Peu de regards sympathiques. Après dix minutes, je sors demander un massage.
Une femme plantureuse serrée dans un maillot saumon me fait signe de m'étendre
sur une table de marbre. Le massage est énergique surtout au niveau de mes omoplates
car mon front, posé sur mes mains, les fait remonter en pointe. Je n'ai pas choisi la pose, elle m'a été imposée. Puis, je m'assieds, la tête appuyée contre ses seins.

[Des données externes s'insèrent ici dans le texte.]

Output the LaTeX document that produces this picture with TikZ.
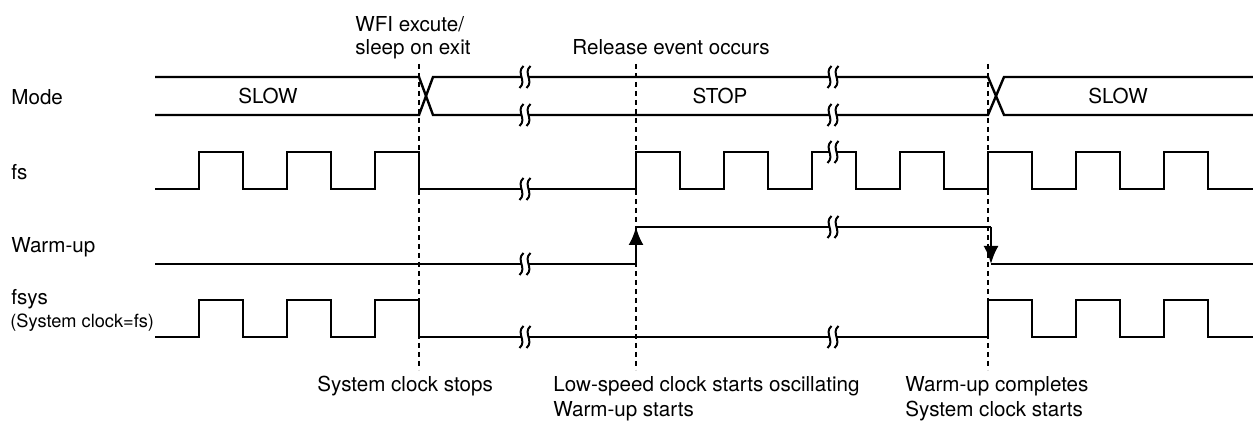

Par ses gestes musclés, elle dénoue le noeud dans mon cou, occasionné
par trois semaines de périple caucasien.
Je me rince et retourne dans le petit vestiaire, je récupère la serviette de coton,
elle sent l'eau de Javel, parfum rassurant dans cette ambiance authentique de bains publiques. Trois petites vieilles prennent le temps de se rhabiller. Elles ont raison,
le corps à été mis à rude épreuve. Je fais quelques exercices de respiration,
assise, les yeux fermés dos à mon casier, le temps de réguler les battements de mon coeur. Il n y a aucune de salle de repos. Puis, je m'essuie à nouveau car la sudation continue.
Mes voisines ne vont pas plus vite que moi. Elles papotent, toutes chairs à l'air,
le drap sur la tête. Ma masseuse vient me réclamer ses dix laris (3 euros )puis après un petit coup de sèche-cheveux à trois laris, je me retrouve à attendre Didier qui autant que moi à apprécié cette expérience populaire. Lui, ce sont des corps d'hommes qu'il a côtoyé, avec un cordon ombilical qui pend sur quarante centimètres ou une couille grosse comme un poing.
On se sentirait presque beau en sortant de ces bains.
C'est sur cette impression relaxante que nous terminons notre voyage dans le Caucase, destination que nous avions choisie après avoir passé deux jours, l'année dernière,
à Tbilissi, rencontré de nombreux Azeris lors de nos voyages en Iran et surtout lu un article sur les bains de Naftalan qui nous avait interpellé. Cette ville est proche de l'enclave arménienne du Haut-Karabaghg, que l'Azerbaïdjan a récupéré l'année dernière.
La ville inhospitalière avec ses hôtels hyper modernes et la possibilité de faire des cures
de naftanoil pour uniquement une semaine minimum, nous a un peu rebuté.
Une seule plongée dans une baignoire de pétrole nous suffisait, juste pour tester
cette thérapie très prisée de l'ère soviétique.